Mengkritisi tradisi kritis?
Lantas dengan menyapu lebar semua gerakan kiri dengan cap “takfiri”, apa yang telah kawan Dendy capai? Ketimbang memperjelas garis perjuangan, kawan Dendy malah mengesampingkan perlunya garis perjuangan. Ketimbang menunjuk teori dan praktik gerakan mana yang selama ini tidak tepat, ia malah mengabaikan perlunya mengambil langkah yang tepat. Mungkin kawan Dendy mengira bahwa penggulingan kapitalisme cukup dengan “mengiri” berjamaah di ibukota. Apabila hal tersebut benar adanya, saya tidak perlu menulis ini. Sayangnya, negara kapitalis ini menggenggam berbagai instrumen dan struktur kekuasaan untuk meredam bangkitnya kesadaran kelas: aparat keamanan, peradilan, preman, sekolah dan segala yang lainnya. Dibutuhkan teori dan praksis yang tepat untuk meliuk melewati labirin tantangan menuju masyarakat yang madani. Melalaikan itu semua atas nama “Persatuan” yang nilai gunanya dipertanyakan tiada membantu siapa-siapa.Lantas mengapa bukan persatuan? Tidak ada gerakan progresif yang tidak menghendaki persatuan. Namun persatuan itu haruslah memiliki tujuan, bukan hanya karena gerakan-gerakan ingin berhimpun bagai kawanan kambing. Tujuan itu pun bukan frase kabur macam “Tolak Kapitalisme”. Persatuan dibuat atas dasar yang rasional untuk mencapai tujuan yang spesifik, beserta syarat-syarat yang menjaga hak tiap gerakan untuk berdemokrasi. Partainya Lenin sendiri pecah sebanyak tiga kali sebelum akhirnya sukses meluncurkan revolusi. PKI di masa jayanya pun masih harus berurusan dengan sesama kiri di PSI dan Murba. Persatuan bukanlah tujuan untuk dirinya sendiri, melainkan langkah strategis untuk mencapai tujuan.

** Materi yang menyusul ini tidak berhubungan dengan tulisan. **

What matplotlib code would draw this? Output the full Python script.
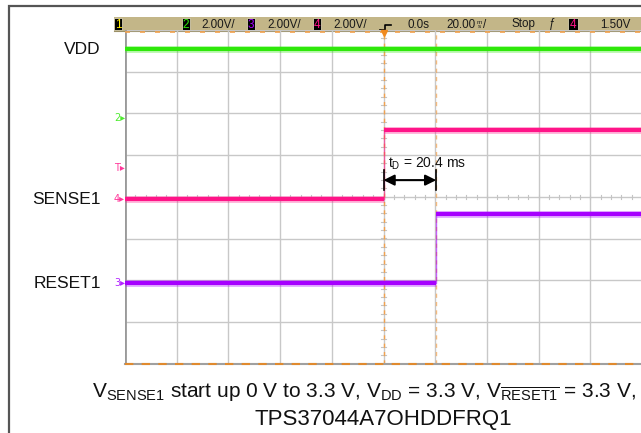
import numpy as np
import matplotlib.pyplot as plt
from matplotlib.patches import Rectangle

plt.rcParams['font.family'] = ['Liberation Sans', 'DejaVu Sans']
plt.rcParams['mathtext.fontset'] = 'custom'
plt.rcParams['mathtext.rm'] = 'Liberation Sans'
plt.rcParams['mathtext.it'] = 'Liberation Sans:italic'

# scope settings
volts_per_div = 2.0
ms_per_div = 20.0
n_xdiv, n_ydiv = 10, 8

# ground reference of each channel, in divisions from screen centre
vdd_offset = 1.90
sense_offset = -0.06
reset_offset = -2.06
trigger_level = 1.5

# captured waveforms (time in ms, level in V)
vdd_t = [-100, 100]
vdd_v = [3.3, 3.3]
sense_t = [-100, 0, 0, 100]
sense_v = [0.0, 0.0, 3.3, 3.3]
reset_t = [-100, 20.4, 20.4, 100]
reset_v = [0.0, 0.0, 3.3, 3.3]
delay_ms = 20.4

GREEN = '#2ee80a'
PINK = '#ff1488'
PURPLE = '#a600ff'
ORANGE = '#f2a24e'

W, H = 641, 433
fig = plt.figure(figsize=(W / 100, H / 100), dpi=100)

# background layer in pixel units
bg = fig.add_axes([0, 0, 1, 1])
bg.set_xlim(0, W)
bg.set_ylim(H, 0)
bg.axis('off')

# outer frame
bg.plot([8.5, 8.5, W], [H, 6, 6], color='#555555', lw=1.6, solid_joinstyle='miter')

# header bar
bg.add_patch(Rectangle((114, 17), W - 114, 14, facecolor='#c3b688', edgecolor='none'))
bg.plot([114, W], [31, 31], color='#9a8f66', lw=0.8)


def chan_box(x, label, color, w=8):
    bg.add_patch(Rectangle((x, 18), w, 12, facecolor='black', edgecolor='#d8d0b0', lw=0.6))
    bg.text(x + w / 2, 24.5, label, color=color, fontsize=8.5, ha='center', va='center')


chan_box(114, '1', '#ffee00')
chan_box(182, '2', GREEN)
bg.text(201, 24.5, '2.00V/', fontsize=8.4, va='center', color='#1a1a1a')
chan_box(247, '3', PURPLE)
bg.text(267, 24.5, '2.00V/', fontsize=8.4, va='center', color='#1a1a1a')
chan_box(313, '4', PINK)
bg.text(333, 24.5, '2.00V/', fontsize=8.4, va='center', color='#1a1a1a')
# trigger symbol
bg.plot([380, 385, 385, 391], [30, 30, 24.5, 24.5], color='black', lw=1.2)
bg.text(408, 24.5, '0.0s', fontsize=8.4, va='center', color='#1a1a1a')
bg.text(446, 24.5, '20.00', fontsize=8.4, va='center', color='#1a1a1a')
bg.text(479.5, 24.5, 'm\ns', fontsize=4.6, linespacing=0.95, ha='center', va='center',
        color='#1a1a1a')
bg.text(483, 24.5, '/', fontsize=8.4, va='center', color='#1a1a1a')
bg.text(511, 24.5, 'Stop', fontsize=8.4, va='center', color='#1a1a1a')
bg.text(549, 24.5, 'ƒ', fontsize=8.4, va='center', color='#1a1a1a')
chan_box(568, '4', PINK, w=10)
bg.text(600, 24.5, '1.50V', fontsize=8.4, va='center', color='#1a1a1a')

# signal names
for name, ypx in [('VDD', 49), ('SENSE1', 200), ('RESET1', 283)]:
    bg.text(101, ypx, name, fontsize=12.5, ha='right', va='center', color='#111111')

# caption
bg.text(92, 397, r'$\mathregular{V_{SENSE1}}$ start up 0 V to 3.3 V, '
        r'$\mathregular{V_{DD}}$ = 3.3 V, $\mathregular{V_{\overline{RESET1}}}$ = 3.3 V,',
        fontsize=15.0, ha='left', va='baseline', color='#111111')
bg.text(383, 424.5, 'TPS37044A7OHDDFRQ1', fontsize=16, ha='center', va='baseline',
        color='#111111')

# scope screen: x in ms, y in divisions
x0, y_top, px_x, px_y = 125, 30, 51.7, 41.7
ax = fig.add_axes([x0 / W, (H - y_top - n_ydiv * px_y) / H,
                   n_xdiv * px_x / W, n_ydiv * px_y / H])
half_t = n_xdiv / 2 * ms_per_div
ax.set_xlim(-half_t, half_t)
ax.set_ylim(-n_ydiv / 2, n_ydiv / 2)
ax.axis('off')

# graticule
for xv in np.arange(-half_t, half_t + 1, ms_per_div):
    ax.axvline(xv, color='#c8c8c8', lw=1, zorder=1)
for yv in np.arange(-n_ydiv / 2, n_ydiv / 2 + 0.1, 1):
    ax.axhline(yv, color='#c8c8c8', lw=1, zorder=1)
ax.axvline(-half_t, color='#9a9a9a', lw=2, zorder=2)
for xv in np.arange(-half_t, half_t, ms_per_div / 5):
    ax.plot([xv, xv], [-0.05, 0.05], color='#c4c4c4', lw=0.8, zorder=1)
for yv in np.arange(-n_ydiv / 2, n_ydiv / 2, 0.2):
    ax.plot([-0.8, 0.8], [yv, yv], color='#c4c4c4', lw=0.8, zorder=1)

# trigger position and delay cursor
ax.axvline(0, color=ORANGE, lw=1, dashes=(3, 3), zorder=2)
ax.axvline(delay_ms, color=ORANGE, lw=1, dashes=(3, 3), alpha=0.7, zorder=2)
ax.plot([-half_t, half_t], [-4, -4], color='#a0a0a0', lw=1.5, clip_on=False, zorder=3)
ax.plot([-half_t, half_t], [-4, -4], color='#e08a2e', lw=1.5, dashes=(4, 4),
        clip_on=False, zorder=3)
ax.plot([-half_t, half_t], [3.95, 3.95], color=ORANGE, lw=1.2, dashes=(3, 6),
        clip_on=False, zorder=3)
ax.plot([0], [3.93], marker='v', color='#f08a1e', ms=5, clip_on=False, zorder=4)


def draw_trace(t, v, offset, color):
    y = [offset + val / volts_per_div for val in v]
    ax.plot(t, y, color=color, lw=1, alpha=0.6, zorder=4)
    for i in range(len(t) - 1):
        if v[i] == v[i + 1]:
            seg_t = [t[i], t[i + 1]]
            seg_y = [y[i], y[i + 1]]
            ax.plot(seg_t, seg_y, color=color, lw=5, alpha=0.3,
                    solid_capstyle='butt', zorder=5)
            ax.plot(seg_t, seg_y, color=color, lw=3,
                    solid_capstyle='butt', zorder=6)


draw_trace(vdd_t, vdd_v, vdd_offset, GREEN)
draw_trace(sense_t, sense_v, sense_offset, PINK)
draw_trace(reset_t, reset_v, reset_offset, PURPLE)

# channel ground markers and trigger level
for lbl, off, col in [('2', vdd_offset, GREEN), ('4', sense_offset, PINK),
                      ('3', reset_offset, PURPLE)]:
    ax.text(-half_t, off, lbl + '▸', color=col, fontsize=7, ha='right', va='center',
            family=['DejaVu Sans'], clip_on=False, alpha=0.85)
ax.text(-half_t, sense_offset + trigger_level / volts_per_div, 'T▸', color=PINK,
        fontsize=7, ha='right', va='center', family=['DejaVu Sans'], clip_on=False,
        alpha=0.85)

# delay measurement
arrow_y = 0.4
ax.annotate('', xy=(delay_ms, arrow_y), xytext=(0, arrow_y),
            arrowprops=dict(arrowstyle='<|-|>', color='black', lw=1.5,
                            mutation_scale=16, shrinkA=0, shrinkB=0), zorder=7)
for xv in (0, delay_ms):
    ax.plot([xv, xv], [arrow_y - 0.24, arrow_y + 0.24], color='black', lw=1.2, zorder=7)
ax.text(1.9, 0.69, r'$\mathregular{t_D}$ = %.1f ms' % delay_ms, fontsize=10,
        va='baseline', color='#111111', zorder=7)

fig.savefig('out.png', dpi=100)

Tapi toh mungkin juga kawan Dendy agak berlebihan soal fenomena “takfiri” ini, apalagi dalam lingkup kampus. Belum pernah saya melihat seorang Trotskis yang enggan ikut diskusi karena batok kepala sang nabi dibelah kapak es Stalin tujuh puluh enam tahun yang lalu; diskusi dan aksi anarko pun tidak melulu anathema buat beberapa aliran progresif lainnya. Pada saat yang sama, kebencian berbasis identitas “kiri” semata kurang begitu kentara, apalagi dibandingkan dengan beberapa aliran agama yang menolak untuk berjabat tangan antarsesama. Konflik, bilapun ada, adalah soal ketegasan dan posisi politik yang bisa dipertanggungjawabkan, bukan karena identitas sebagaimana disiratkan kawan Dendi.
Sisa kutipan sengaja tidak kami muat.